Classical flocking models demonstrate how local interactions generate emergent order, but real-world multi-agent deployments are bound by severe constraints: limited actuator availability, heterogeneous communication latencies, and environmental noise. In this talk, we present a unified finite-N framework that tackles the interplay of these exact mechanisms. We study a delayed stochastic leader-follower particle system featuring topological communication, singular repulsion, and bounded sparse leader actuation. A central challenge in such systems is mathematical well-posedness, as discontinuous communication laws and singular repulsions clash with standard strong Ito frameworks. We resolve this by introducing an augmented Lyapunov functional that simultaneously enforces a strict collision barrier and closes a uniform Gronwall estimate.
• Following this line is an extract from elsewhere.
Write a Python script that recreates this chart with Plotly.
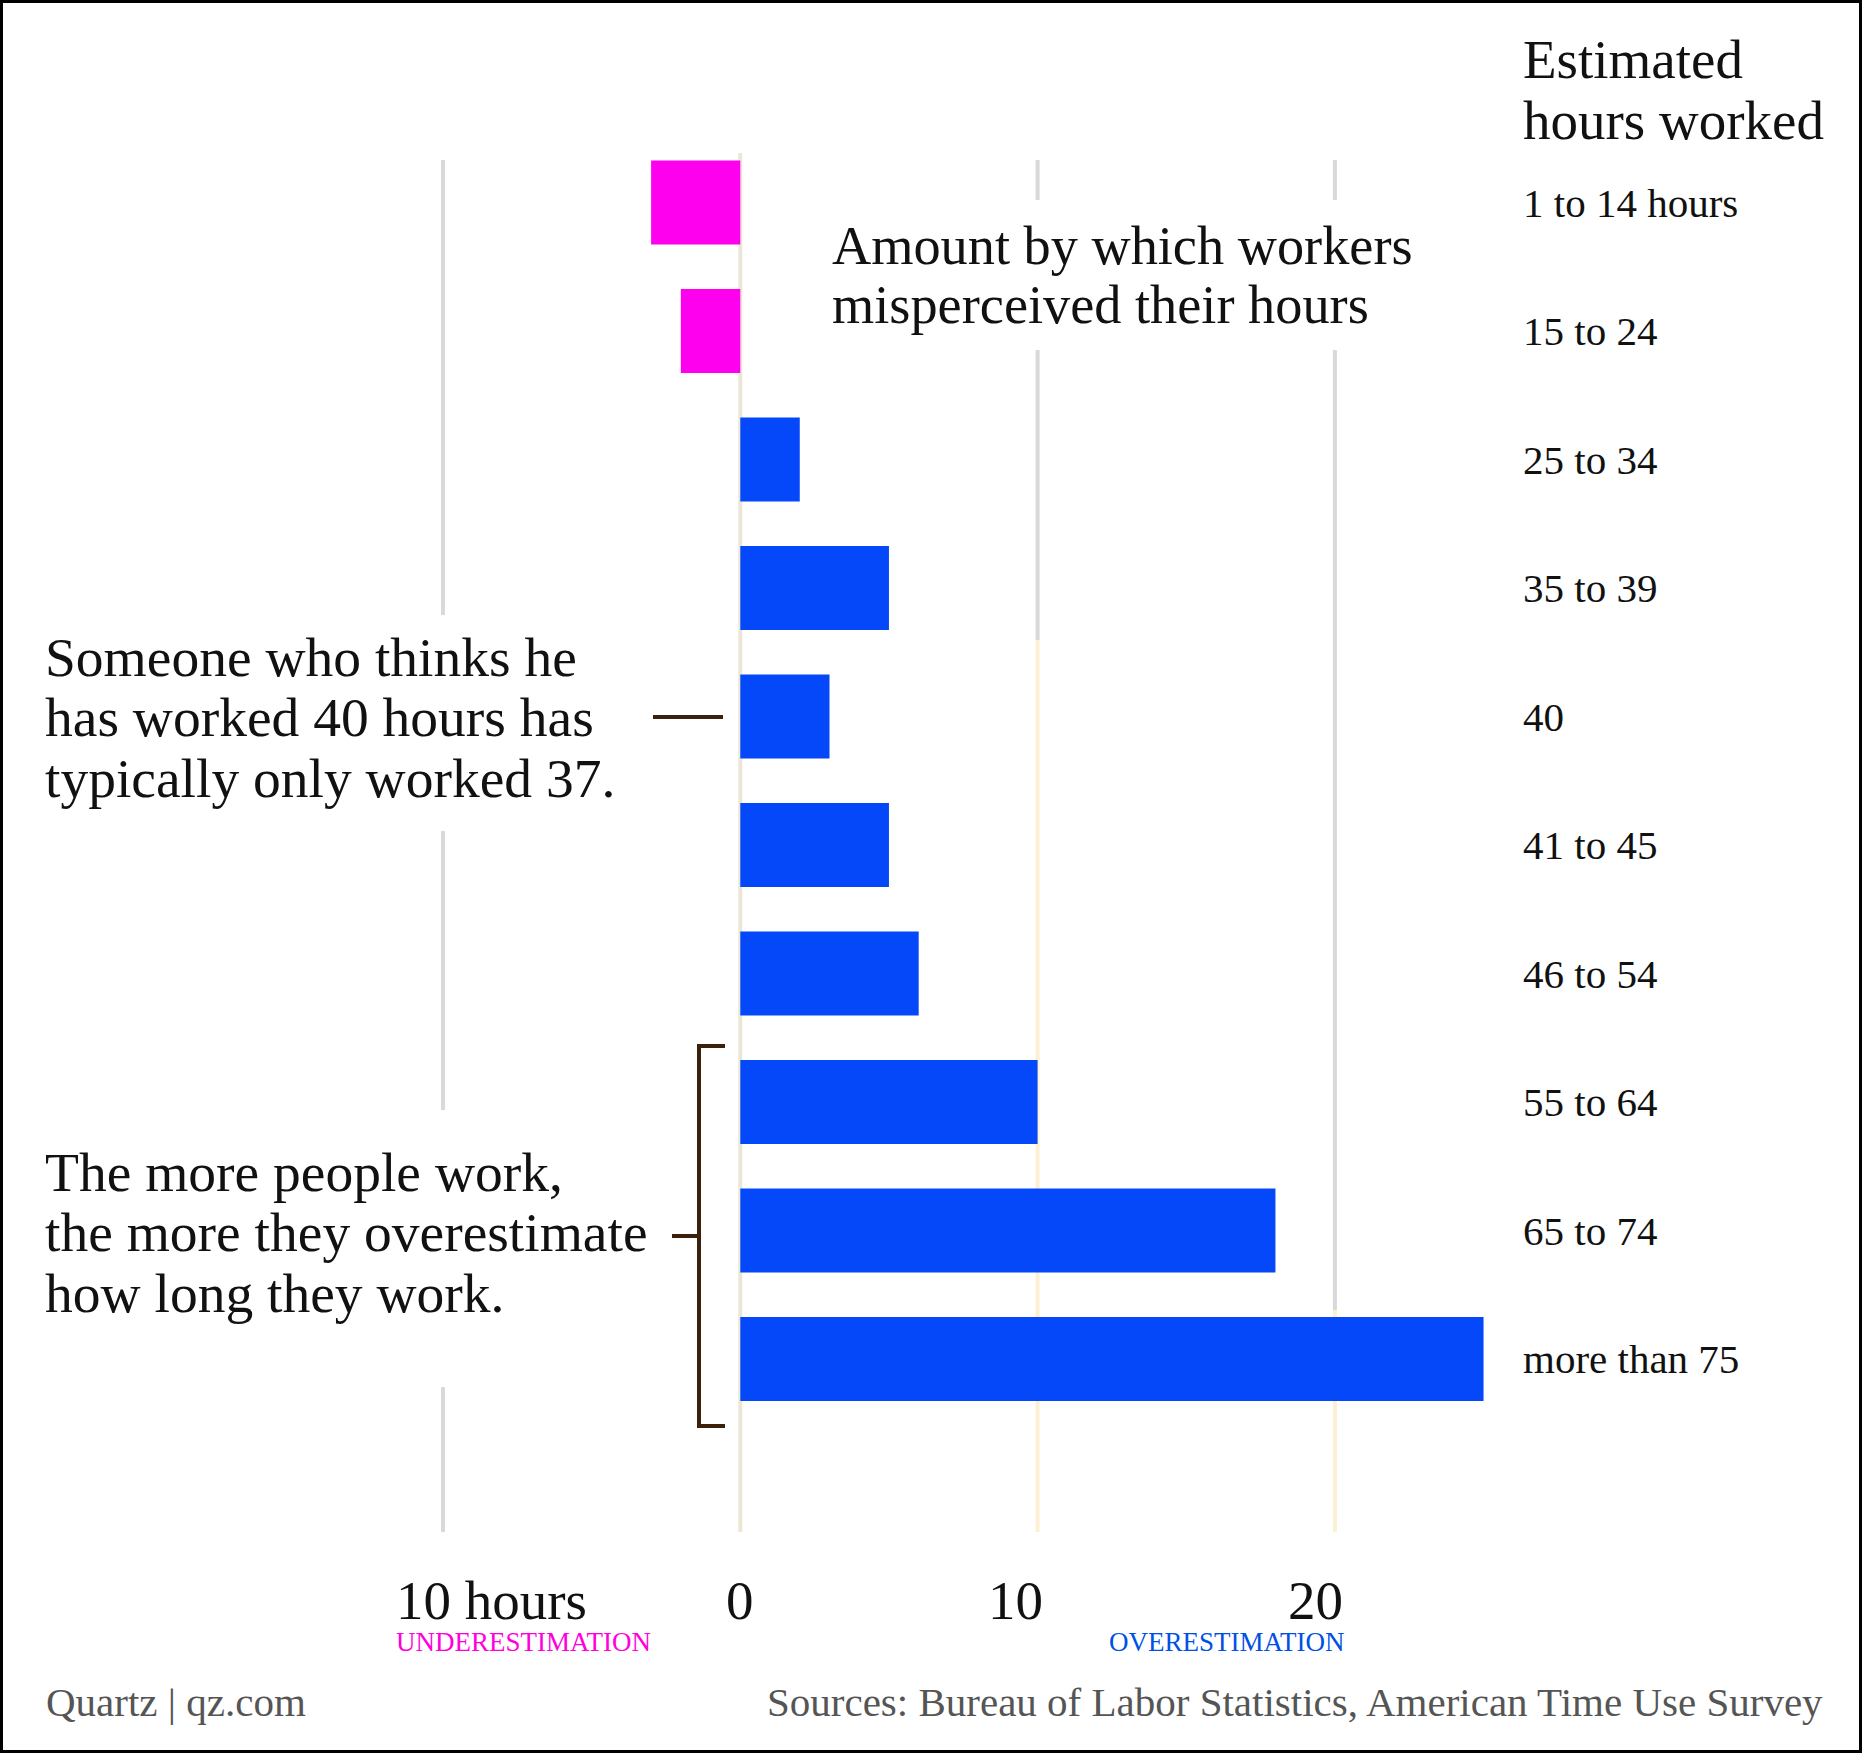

Building on this rigorous foundation, we formulate a free-terminal-time, chance-constrained optimal control problem. We show that temporally sparse, bang-off-bang leader actuation not only drastically reduces control effort compared to continuous baselines, but also reveals non-monotone sensitivities to leader density. Ultimately, we demonstrate that in delayed stochastic swarms, adding more direct actuation is not strictly optimal -- highlighting a highly non-trivial resource allocation paradox in cooperative control.